Why, he that is grown old, and has travelled over much country, reports to us with all exactness the number of stadia, and the situations of cities, their plans, and their harbors and markets; but we ourselves know not even how far we are from the city that is in Heaven. For surely we should have endeavored to shorten the space, had we known the distance. That city being not only as far from us as Heaven is from the earth, but even much farther, if we be negligent; like as, on the other hand, if we do our best, even in one instant we shall come to the gates thereof. For not by local space, but by moral disposition, are these distances defined.

But you know exactly the affairs of the world, as well new as old, and such too as are quite ancient; you can number the princes under whom you have served in time past, and the ruler of the games, and them that gained the prize, and the leaders of armies, matters that are of no concern to you; but who has become ruler in this city, the first or the second or the third, and for how long, each of them; and what each has accomplished, and brought to pass, you have not imagined even as in a dream. And the laws that are set in this city you will not endure to hear, nor attend to them, even when others tell you of them. How then, I pray you, do you expect to obtain the blessings that are promised, when thou dost not even attend to what is said?

But though never before, now, at any rate, let us do this. Yea, for we are on the point of entering into a city (if God permit) of gold, and more precious than any gold.

Let us then mark her foundations, her gates consisting of sapphires and pearls; for indeed we have in Matthew an excellent guide. For through his gate we shall now enter in, and much diligence is required on our part. For should He see any one not attentive, He casts him out of the city.

Yes, for the city is most kingly and glorious; not as the cities with us, divided into a market-place, and the royal courts; for there all is the court of the King. Let us open therefore the gates of our mind, let us open our ears, and with great trembling, when on the point of setting foot on the threshold, let us worship the King that is therein.
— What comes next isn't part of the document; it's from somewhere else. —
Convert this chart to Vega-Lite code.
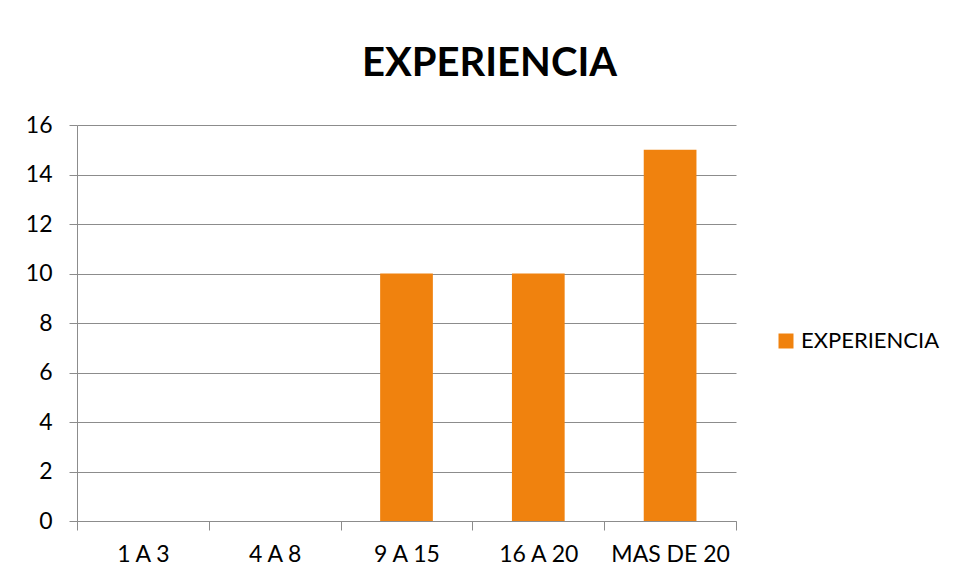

For indeed the first approach has power straightway to confound the beholder.

For the present we find the gates closed; but when we see them thrown open (for this is the solution of the difficulties), then we shall perceive the greatness of the splendor within. For there also, leading you with the eyes of the Spirit, is one who offers to show you all, even this Publican; where the King sits, and who of His host stand by Him; where are the angels, where the archangels; and what place is set apart for the new citizens in this city, and what kind of way it is that leads there, and what manner of portion they have received, who first were citizens therein, and those next after them, and such as followed these. And how many are the orders of these tribes, how many those of the senate, how many the distinctions of dignity.

Let us not therefore with noise or tumult enter in, but with a mystical silence.

For if in a theatre, when a great silence has been made, then the letters of the king are read, much more in this city must all be composed, and stand with soul and ear erect. For it is not the letters of any earthly master, but of the Lord of angels, which are on the point of being read.

If we would order ourselves on this wise, the grace itself of the Spirit will lead us in great perfection, and we shall arrive at the very royal throne, and attain to all the good things, by the grace and love towards man of our Lord Jesus Christ, to whom be glory and might, together with the Father and the Holy Ghost, now and always, even for ever and ever. Amen.